Ottawa, Ontario, March 26, 2024

PRESENT: The Honourable Madam Justice Aylen

BETWEEN:

A S M SAZZAD HOSSAIN

Applicant

and

THE MINISTER OF CITIZENSHIP AND IMMIGRATION

Respondent

JUDGMENT AND REASONS

[1] The Applicant, a citizen of Bangladesh, arrived in Canada in March of 2017 and made a refugee claim on the basis that he was targeted in Bangladesh as a result of his membership in the Bangladesh Nationalist Party [BNP]. In August of 2018, the Refugee Protection Division determined that he was a Convention refugee and in December of 2018, the Applicant submitted an application for permanent residence based upon his protected person status.

[2] On June 3, 2021, Immigration, Refugees and Citizenship Canada [IRCC] advised the Applicant that the information in his application for permanent residence suggested that he may be inadmissible pursuant to subsection 34(1) of the Immigration and Refugee Protection Act, SC 2001, c 27 [IRPA], stating that “[i]n Canada, the BNP has been deemed to be an organization that has committed terrorism or subversion by force of any government […].” Further exchanges occurred thereafter between the Applicant and IRCC, with IRCC providing a list of hyperlinked resources (and later some of the resources themselves) to substantiate the claims in their June 3, 2021 letter and the Applicant providing substantive submissions to address IRCC’s concerns regarding his inadmissibility.

[3] On December 15, 2021, IRCC determined the Applicant was inadmissible pursuant to paragraph 34(1)(f) of the IRPA on the basis that there were reasonable grounds to believe that the BNP engages, has engaged or will engage in acts of terrorism.

[4] On the present application, the Applicant seeks judicial review of IRCC’s decision, asserting that: (a) IRCC’s determination that the BNP is an organization that has engaged in terrorism is unreasonable, as the Officer failed to explain how the evidence before the Officer supported the conclusion that the BNP intended to cause death or serious injury by calling for hartals; and (b) the Applicant was denied procedural fairness because the procedural fairness letters provided by the Officer did not provide the Applicant with information as to how the resources cited by the Officer supported a finding under paragraph 34(1)(f), the result of which being that the Applicant did not know the case he had to meet.

[5] Turning to the first issue, the parties agree, and I concur, that the standard of review is reasonableness.
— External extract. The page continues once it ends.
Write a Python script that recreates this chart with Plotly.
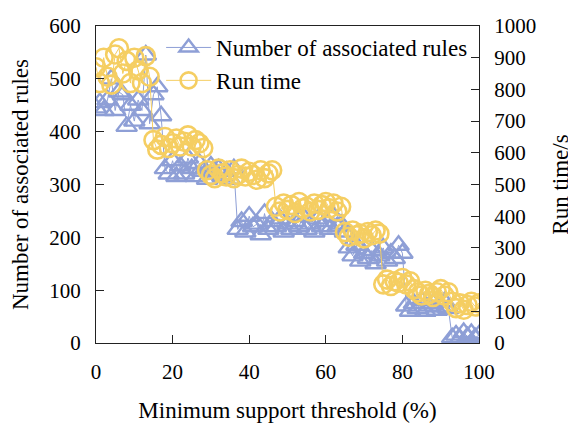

When reviewing for reasonableness, the Court must take a “reasons first” approach and determine whether the decision under review, including both its rationale and outcome, is transparent, intelligible and justified [see Mason v Canada (Citizenship and Immigration), 2023 SCC 21 at para 8]. A reasonable decision is one that is based on an internally coherent and rational chain of analysis and that is justified in relation to the facts and law that constrain the decision-maker [see Canada (Minister of Citizenship and Immigration) v Vavilov 2019 SCC 65 at paras 15, 85]. The Court will intervene only if it is satisfied there are sufficiently serious shortcomings in the decision such that it cannot be said to exhibit the requisite degree of justification, intelligibility and transparency [see Adeniji-Adele v Canada (Minister of Citizenship and Immigration), 2020 FC 418 at para 11].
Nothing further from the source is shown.